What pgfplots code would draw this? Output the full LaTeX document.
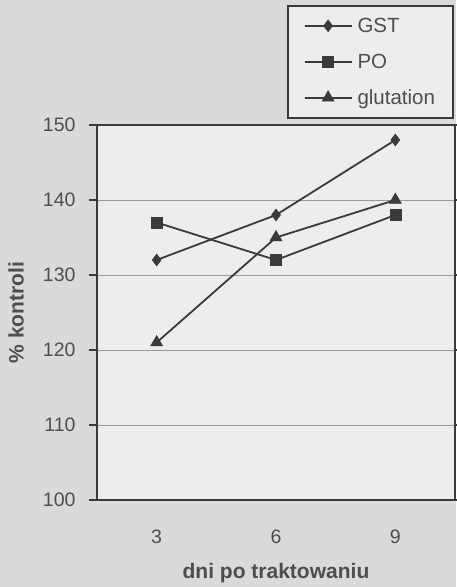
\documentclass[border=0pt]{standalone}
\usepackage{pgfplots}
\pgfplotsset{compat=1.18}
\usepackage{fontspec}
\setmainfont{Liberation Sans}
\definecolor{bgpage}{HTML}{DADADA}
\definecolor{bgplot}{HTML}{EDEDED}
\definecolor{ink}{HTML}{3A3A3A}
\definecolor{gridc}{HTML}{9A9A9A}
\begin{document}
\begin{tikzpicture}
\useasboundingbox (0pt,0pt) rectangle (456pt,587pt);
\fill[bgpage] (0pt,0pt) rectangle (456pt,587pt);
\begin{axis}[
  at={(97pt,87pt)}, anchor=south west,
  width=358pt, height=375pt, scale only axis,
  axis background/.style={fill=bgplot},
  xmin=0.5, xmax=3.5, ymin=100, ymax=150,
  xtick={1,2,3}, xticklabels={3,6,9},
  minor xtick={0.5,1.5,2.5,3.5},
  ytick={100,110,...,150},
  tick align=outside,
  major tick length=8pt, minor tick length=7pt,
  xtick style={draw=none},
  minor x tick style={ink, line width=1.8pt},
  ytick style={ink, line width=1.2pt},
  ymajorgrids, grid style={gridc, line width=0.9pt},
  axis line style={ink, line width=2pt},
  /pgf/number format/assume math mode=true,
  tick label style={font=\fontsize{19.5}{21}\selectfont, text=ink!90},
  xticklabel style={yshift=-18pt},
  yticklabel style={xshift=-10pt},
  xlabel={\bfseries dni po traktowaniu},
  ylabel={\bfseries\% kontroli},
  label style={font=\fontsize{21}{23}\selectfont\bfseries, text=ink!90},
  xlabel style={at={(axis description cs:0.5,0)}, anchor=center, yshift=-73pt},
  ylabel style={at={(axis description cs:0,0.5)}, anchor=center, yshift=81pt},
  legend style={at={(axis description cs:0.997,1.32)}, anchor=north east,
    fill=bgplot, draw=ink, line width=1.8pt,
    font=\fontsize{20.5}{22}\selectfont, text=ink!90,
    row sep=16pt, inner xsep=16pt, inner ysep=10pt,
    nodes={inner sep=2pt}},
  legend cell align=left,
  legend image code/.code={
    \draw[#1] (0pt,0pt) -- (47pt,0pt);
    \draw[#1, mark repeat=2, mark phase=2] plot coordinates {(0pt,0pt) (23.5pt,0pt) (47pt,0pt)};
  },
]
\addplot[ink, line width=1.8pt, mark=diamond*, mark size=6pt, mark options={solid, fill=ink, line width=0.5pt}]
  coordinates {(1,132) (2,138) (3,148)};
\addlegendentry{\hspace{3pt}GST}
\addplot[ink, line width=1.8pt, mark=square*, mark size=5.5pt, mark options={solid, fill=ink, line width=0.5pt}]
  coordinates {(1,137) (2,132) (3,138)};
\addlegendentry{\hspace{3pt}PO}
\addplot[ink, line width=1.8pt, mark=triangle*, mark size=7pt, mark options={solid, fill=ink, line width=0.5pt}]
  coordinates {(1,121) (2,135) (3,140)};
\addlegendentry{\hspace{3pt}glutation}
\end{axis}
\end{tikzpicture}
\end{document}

The exercise
Copy all the data exactly as written, but skip any picture.

Written response
What pgfplots code would draw this? Output the full LaTeX document.
\documentclass[border=0pt]{standalone}
\usepackage{pgfplots}
\pgfplotsset{compat=1.18}
\usepackage{fontspec}
\setmainfont{Liberation Sans}
\definecolor{bgpage}{HTML}{DADADA}
\definecolor{bgplot}{HTML}{EDEDED}
\definecolor{ink}{HTML}{3A3A3A}
\definecolor{gridc}{HTML}{9A9A9A}
\begin{document}
\begin{tikzpicture}
\useasboundingbox (0pt,0pt) rectangle (456pt,587pt);
\fill[bgpage] (0pt,0pt) rectangle (456pt,587pt);
\begin{axis}[
  at={(97pt,87pt)}, anchor=south west,
  width=358pt, height=375pt, scale only axis,
  axis background/.style={fill=bgplot},
  xmin=0.5, xmax=3.5, ymin=100, ymax=150,
  xtick={1,2,3}, xticklabels={3,6,9},
  minor xtick={0.5,1.5,2.5,3.5},
  ytick={100,110,...,150},
  tick align=outside,
  major tick length=8pt, minor tick length=7pt,
  xtick style={draw=none},
  minor x tick style={ink, line width=1.8pt},
  ytick style={ink, line width=1.2pt},
  ymajorgrids, grid style={gridc, line width=0.9pt},
  axis line style={ink, line width=2pt},
  /pgf/number format/assume math mode=true,
  tick label style={font=\fontsize{19.5}{21}\selectfont, text=ink!90},
  xticklabel style={yshift=-18pt},
  yticklabel style={xshift=-10pt},
  xlabel={\bfseries dni po traktowaniu},
  ylabel={\bfseries\% kontroli},
  label style={font=\fontsize{21}{23}\selectfont\bfseries, text=ink!90},
  xlabel style={at={(axis description cs:0.5,0)}, anchor=center, yshift=-73pt},
  ylabel style={at={(axis description cs:0,0.5)}, anchor=center, yshift=81pt},
  legend style={at={(axis description cs:0.997,1.32)}, anchor=north east,
    fill=bgplot, draw=ink, line width=1.8pt,
    font=\fontsize{20.5}{22}\selectfont, text=ink!90,
    row sep=16pt, inner xsep=16pt, inner ysep=10pt,
    nodes={inner sep=2pt}},
  legend cell align=left,
  legend image code/.code={
    \draw[#1] (0pt,0pt) -- (47pt,0pt);
    \draw[#1, mark repeat=2, mark phase=2] plot coordinates {(0pt,0pt) (23.5pt,0pt) (47pt,0pt)};
  },
]
\addplot[ink, line width=1.8pt, mark=diamond*, mark size=6pt, mark options={solid, fill=ink, line width=0.5pt}]
  coordinates {(1,132) (2,138) (3,148)};
\addlegendentry{\hspace{3pt}GST}
\addplot[ink, line width=1.8pt, mark=square*, mark size=5.5pt, mark options={solid, fill=ink, line width=0.5pt}]
  coordinates {(1,137) (2,132) (3,138)};
\addlegendentry{\hspace{3pt}PO}
\addplot[ink, line width=1.8pt, mark=triangle*, mark size=7pt, mark options={solid, fill=ink, line width=0.5pt}]
  coordinates {(1,121) (2,135) (3,140)};
\addlegendentry{\hspace{3pt}glutation}
\end{axis}
\end{tikzpicture}
\end{document}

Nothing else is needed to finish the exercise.